▶ _PROBLEM_: Return the entries verbatim and drop every picture.

::: EXTRACTED MATERIAL :::

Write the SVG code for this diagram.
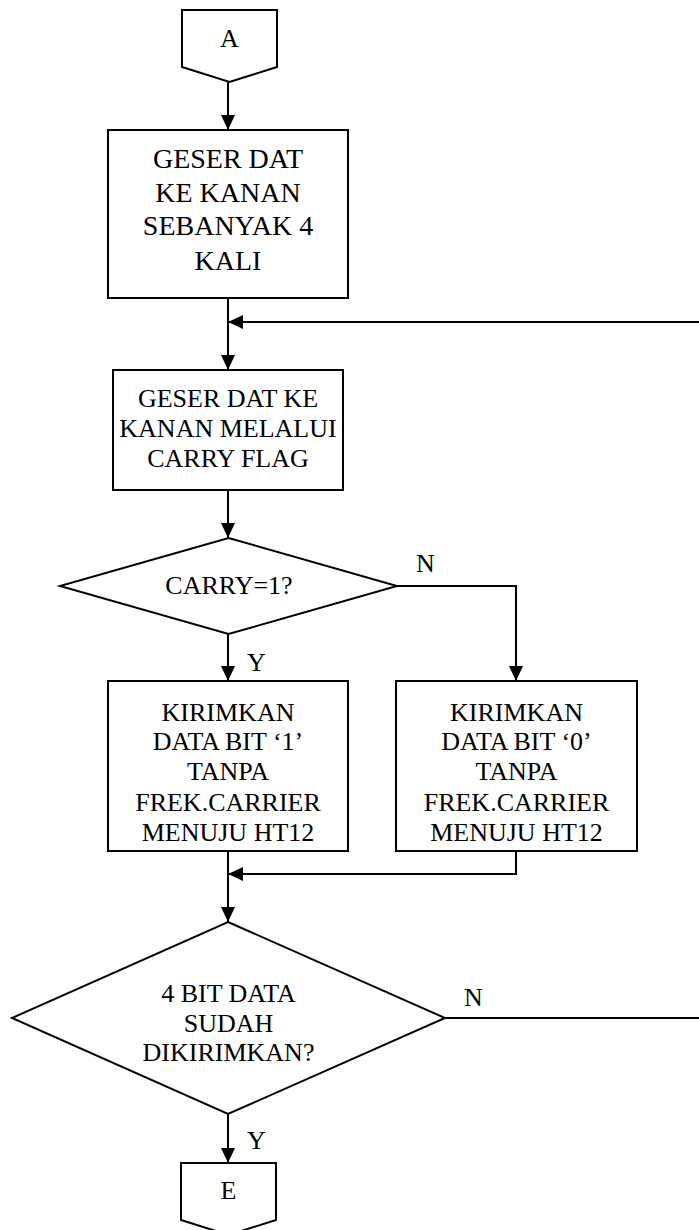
<svg xmlns="http://www.w3.org/2000/svg" width="699" height="1230" viewBox="0 0 699 1230">
<defs>
<marker id="arr" markerUnits="userSpaceOnUse" markerWidth="16" markerHeight="14" refX="15" refY="7" orient="auto">
<path d="M0,0 L15,7 L0,14 Z" fill="#000"/>
</marker>
<style>
.s{fill:#fff;stroke:#000;stroke-width:2}
.c{fill:none;stroke:#000;stroke-width:2}
.t{font-family:"Liberation Serif","Times New Roman",serif;font-size:26px;fill:#000;text-anchor:middle}
.b{font-size:28px}
.l{font-family:"Liberation Serif","Times New Roman",serif;font-size:26px;fill:#000}
</style>
</defs>
<rect width="699" height="1230" fill="#fff"/>
<g id="connectors">
<path class="c" d="M228,82 V130" marker-end="url(#arr)"/>
<path class="c" d="M228,298 V370" marker-end="url(#arr)"/>
<path class="c" d="M699,322 H228" marker-end="url(#arr)"/>
<path class="c" d="M228,490 V538" marker-end="url(#arr)"/>
<path class="c" d="M228,634 V681" marker-end="url(#arr)"/>
<path class="c" d="M397,586 H516 V681" marker-end="url(#arr)"/>
<path class="c" d="M228,851 V922" marker-end="url(#arr)"/>
<path class="c" d="M516,851 V874 H228" marker-end="url(#arr)"/>
<path class="c" d="M445,1018 H699"/>
<path class="c" d="M228,1114 V1163" marker-end="url(#arr)"/>
<text class="l" x="416" y="572">N</text>
<text class="l" x="247" y="671">Y</text>
<text class="l" x="464" y="1006">N</text>
<text class="l" x="247" y="1149">Y</text>
</g>
<g id="startA">
<polygon class="s" points="182,10 277,10 277,67 229.5,82 182,67"/>
<text class="t" x="229.5" y="47">A</text>
</g>
<g id="box1">
<rect class="s" x="108" y="130" width="240" height="168"/>
<text class="t b" x="228" y="168">GESER DAT</text>
<text class="t b" x="228" y="202">KE KANAN</text>
<text class="t b" x="228" y="235">SEBANYAK 4</text>
<text class="t b" x="228" y="270">KALI</text>
</g>
<g id="box2">
<rect class="s" x="113" y="370" width="230" height="120"/>
<text class="t" x="228" y="407">GESER DAT KE</text>
<text class="t" x="228" y="437">KANAN MELALUI</text>
<text class="t" x="228" y="467">CARRY FLAG</text>
</g>
<g id="dec1">
<polygon class="s" points="228.5,538 397,586 228.5,634 60,586"/>
<text class="t" x="229" y="594">CARRY=1?</text>
</g>
<g id="box3">
<rect class="s" x="108" y="681" width="240" height="170"/>
<text class="t" x="228" y="721">KIRIMKAN</text>
<text class="t" x="228" y="750">DATA BIT ‘1’</text>
<text class="t" x="228" y="780">TANPA</text>
<text class="t" x="228" y="811">FREK.CARRIER</text>
<text class="t" x="228" y="841">MENUJU HT12</text>
</g>
<g id="box4">
<rect class="s" x="396" y="681" width="241" height="170"/>
<text class="t" x="516.5" y="721">KIRIMKAN</text>
<text class="t" x="516.5" y="750">DATA BIT ‘0’</text>
<text class="t" x="516.5" y="780">TANPA</text>
<text class="t" x="516.5" y="811">FREK.CARRIER</text>
<text class="t" x="516.5" y="841">MENUJU HT12</text>
</g>
<g id="dec2">
<polygon class="s" points="228,922 445,1018 228,1114 12,1018"/>
<text class="t" x="228.5" y="1002">4 BIT DATA</text>
<text class="t" x="228.5" y="1032">SUDAH</text>
<text class="t" x="228.5" y="1061">DIKIRIMKAN?</text>
</g>
<g id="endE">
<polygon class="s" points="181,1163 276,1163 276,1220 228.5,1235 181,1220"/>
<text class="t" x="228.5" y="1199">E</text>
</g>
</svg>
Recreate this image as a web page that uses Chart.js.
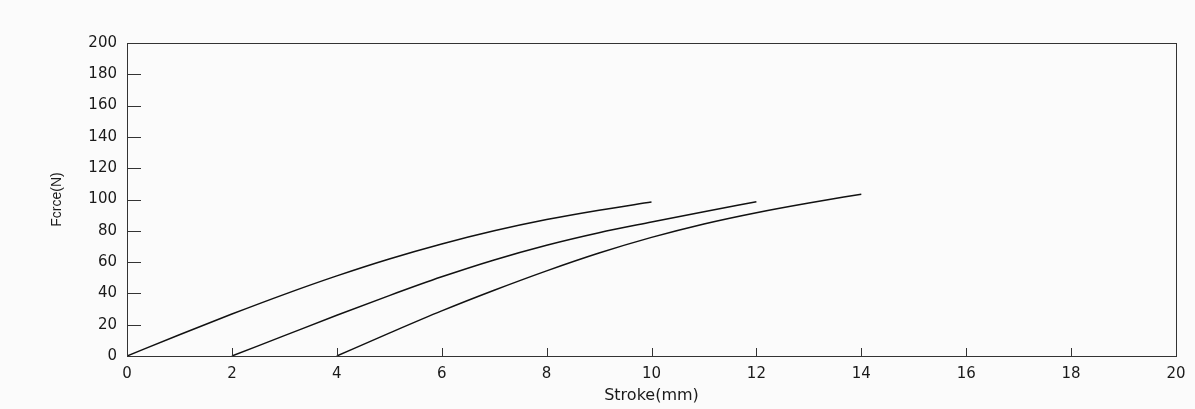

:::

▶ _REPLY_:
Write the SVG code for this diagram.
<svg xmlns="http://www.w3.org/2000/svg" width="699" height="1230" viewBox="0 0 699 1230">
<defs>
<marker id="arr" markerUnits="userSpaceOnUse" markerWidth="16" markerHeight="14" refX="15" refY="7" orient="auto">
<path d="M0,0 L15,7 L0,14 Z" fill="#000"/>
</marker>
<style>
.s{fill:#fff;stroke:#000;stroke-width:2}
.c{fill:none;stroke:#000;stroke-width:2}
.t{font-family:"Liberation Serif","Times New Roman",serif;font-size:26px;fill:#000;text-anchor:middle}
.b{font-size:28px}
.l{font-family:"Liberation Serif","Times New Roman",serif;font-size:26px;fill:#000}
</style>
</defs>
<rect width="699" height="1230" fill="#fff"/>
<g id="connectors">
<path class="c" d="M228,82 V130" marker-end="url(#arr)"/>
<path class="c" d="M228,298 V370" marker-end="url(#arr)"/>
<path class="c" d="M699,322 H228" marker-end="url(#arr)"/>
<path class="c" d="M228,490 V538" marker-end="url(#arr)"/>
<path class="c" d="M228,634 V681" marker-end="url(#arr)"/>
<path class="c" d="M397,586 H516 V681" marker-end="url(#arr)"/>
<path class="c" d="M228,851 V922" marker-end="url(#arr)"/>
<path class="c" d="M516,851 V874 H228" marker-end="url(#arr)"/>
<path class="c" d="M445,1018 H699"/>
<path class="c" d="M228,1114 V1163" marker-end="url(#arr)"/>
<text class="l" x="416" y="572">N</text>
<text class="l" x="247" y="671">Y</text>
<text class="l" x="464" y="1006">N</text>
<text class="l" x="247" y="1149">Y</text>
</g>
<g id="startA">
<polygon class="s" points="182,10 277,10 277,67 229.5,82 182,67"/>
<text class="t" x="229.5" y="47">A</text>
</g>
<g id="box1">
<rect class="s" x="108" y="130" width="240" height="168"/>
<text class="t b" x="228" y="168">GESER DAT</text>
<text class="t b" x="228" y="202">KE KANAN</text>
<text class="t b" x="228" y="235">SEBANYAK 4</text>
<text class="t b" x="228" y="270">KALI</text>
</g>
<g id="box2">
<rect class="s" x="113" y="370" width="230" height="120"/>
<text class="t" x="228" y="407">GESER DAT KE</text>
<text class="t" x="228" y="437">KANAN MELALUI</text>
<text class="t" x="228" y="467">CARRY FLAG</text>
</g>
<g id="dec1">
<polygon class="s" points="228.5,538 397,586 228.5,634 60,586"/>
<text class="t" x="229" y="594">CARRY=1?</text>
</g>
<g id="box3">
<rect class="s" x="108" y="681" width="240" height="170"/>
<text class="t" x="228" y="721">KIRIMKAN</text>
<text class="t" x="228" y="750">DATA BIT ‘1’</text>
<text class="t" x="228" y="780">TANPA</text>
<text class="t" x="228" y="811">FREK.CARRIER</text>
<text class="t" x="228" y="841">MENUJU HT12</text>
</g>
<g id="box4">
<rect class="s" x="396" y="681" width="241" height="170"/>
<text class="t" x="516.5" y="721">KIRIMKAN</text>
<text class="t" x="516.5" y="750">DATA BIT ‘0’</text>
<text class="t" x="516.5" y="780">TANPA</text>
<text class="t" x="516.5" y="811">FREK.CARRIER</text>
<text class="t" x="516.5" y="841">MENUJU HT12</text>
</g>
<g id="dec2">
<polygon class="s" points="228,922 445,1018 228,1114 12,1018"/>
<text class="t" x="228.5" y="1002">4 BIT DATA</text>
<text class="t" x="228.5" y="1032">SUDAH</text>
<text class="t" x="228.5" y="1061">DIKIRIMKAN?</text>
</g>
<g id="endE">
<polygon class="s" points="181,1163 276,1163 276,1220 228.5,1235 181,1220"/>
<text class="t" x="228.5" y="1199">E</text>
</g>
</svg>
Recreate this image as a web page that uses Chart.js.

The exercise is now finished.